Welche Kosten trägt die Stadt Bruchköbel für die Planung?

Keine. Laut Brückner übernimmt das Land Hessen sämtliche Kosten für die Planungen.

Was würde passieren, wenn die Eigentümer der Flächen ihr Land für den Straßenbau nicht hergeben?

Notfalls könne ein Antrag auf Enteignung gestellt werden, so Brückner. „Und die Umsetzung dauert dann meistens nicht Jahre.“

Wer entscheidet letztlich darüber, ob die Straße gebaut wird?

Das letzte Wort haben Bruchköbels Stadtverordnete. Das Land werde sich nicht über den politischen Willen der Kommune hinwegsetzen, so Bürgermeisterin Sylvia Braun.
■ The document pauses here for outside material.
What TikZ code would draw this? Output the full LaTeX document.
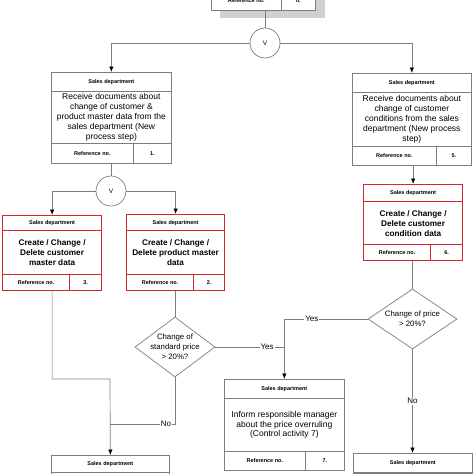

Möglich ist allerdings, dass das Projekt von seiten des Landes vorzeitig gekippt wird, wenn die Ergebnisse der noch zu erstellenden Gutachten gegen eine Fortsetzung des Bauvorhabens sprächen. Vor allem mit Blick auf die Umweltverträglichkeitsprüfung sei dies nicht ungewöhnlich und auch schon oft vorgekommen, antwortete Kathrin Brückner auf Anfrage aus dem Publikum. Am Dienstag entscheiden die Stadtverordneten jedoch zunächst einmal über die Vertiefung der Planungen.